WASHINGTON — Fed up with the White House's reluctance to share intelligence, Republican lawmakers briefed yesterday on a new executive order reshuffling the intelligence community walked out in protest, and their leader is threatening tougher measures.
Rep. Peter Hoekstra, the top Republican on the House Permanent Select Committee on Intelligence, told The New York Sun yesterday that he would punish the intelligence community from now on when they asked to spend money in areas that were not initially authorized in the budgeting process. The chairmen and ranking members of the House and Senate intelligence panels approve requests by intelligence agencies to "reprogram" funds from the areas to which they were initially budgeted.
"I will not sign off on any reprogramming until at least they provide us with the information by law that they are required to give us," Mr. Hoekstra said.
Mr. Hoekstra has emerged as a thorn in the side of the White House, the CIA, and the director of national intelligence over the issue of sharing information with Congress. He criticized the intelligence community on April 25 when, after more than six months, the White House informed Congress that Israel had taken out a North Korean-designed nuclear facility in Syria. He said yesterday that last month he declined a reprogramming request from an intelligence agency, promising to lift his hold only after the full committee is briefed.
But the matter of Executive Order 12333 is the straw that broke the camel's back. The order updated the role of America's 16 intelligence agencies and the National Security Council in budgeting, intelligence gathering, and authorization of covert operations.
Mr. Hoekstra said that from now on he was expecting the White House to be more collaborative in its approach to making intelligence policy. "The community has money they have under-spent, they have not spent all the money on the areas it says in the budget, and at the end of the year they want to move some money around," Mr. Hoekstra said. "I am not going to sign off on any of this until this kind of thing stops."
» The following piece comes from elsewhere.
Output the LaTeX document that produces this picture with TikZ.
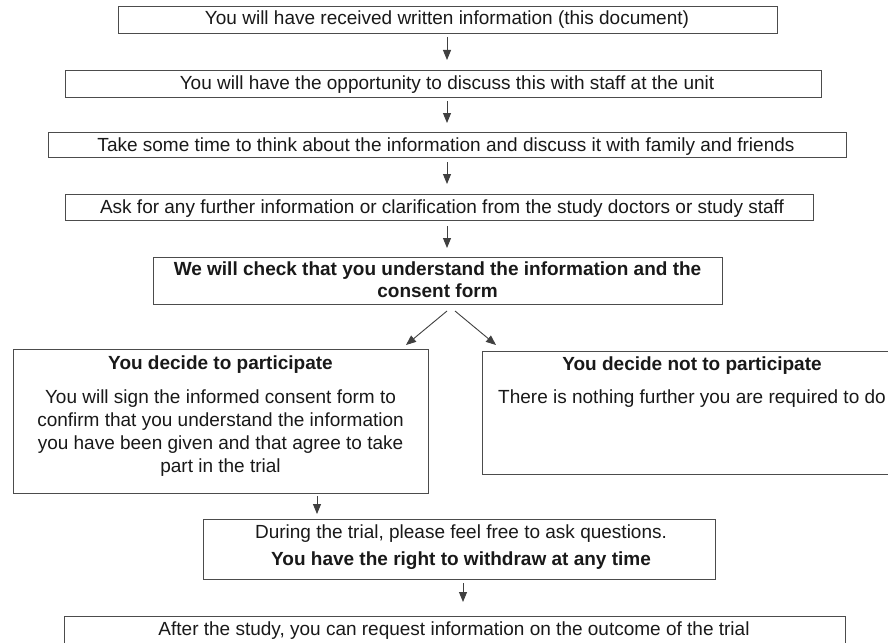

When asked for a response yesterday, a spokesman for the National Security Council, Gordon Johndroe, said, "We regularly consulted Congress." A senior administration official who briefed reporters yesterday said that the process of drafting the order involved a lot of consultation with Congress.
"We have spent specifically on the provisions in the draft executive order the better part of the last two or two and a half weeks dealing with multiple committees on the Hill — at the staff level, at the member level, making experts available to provide briefings," this official said. He went on to say that numerous committees were informed, adding, "There have been countless, countless hours by dozens and dozens of people who've been involved with this process — discussing, reviewing, and walking through the provisions of the order — various staffers, rooms full of staffers."
The chairman of the House intelligence panel, Rep. Silvestre Reyes, a Democrat from Texas, disagreed. He said, "After seven years of a go-it-alone presidency, perhaps I should expect nothing more from this White House. But this order will be binding on future administrations as well."
Mr. Hoekstra said in a statement, "As it was, the text of the order was not provided to the intelligence committee until 30 minutes before the committee was briefed and after it had been released on the Web. Given the impact that this order will have on America's intelligence community, and this committee's responsibility to oversee intelligence activities, this cannot be seen as anything other than an attempt to undercut congressional oversight."
Mr. Hoekstra said he received a phone call from the national security adviser, Stephen Hadley, after the briefing, in which Mr. Hadley told the lawmaker that he was interested in his feedback on the executive order. Mr. Hoekstra said he told the national security adviser that he would read the order during his vacation but asked him why he would seek his feedback on the document after the president signed it.
The new executive order, which has been declassified and is featured on the White House Web site, appears to reaffirm the role of the director of national intelligence as the sole authority in tasking intelligence collection to other intelligence agencies such as the CIA and the National Security Agency. The order also gives the CIA the primary role in executing covert operations, or secret and often lethal activities approved by the president. The director of national intelligence will have oversight authority over the CIA, and the National Security Council will provide the president with policy options regarding covert action.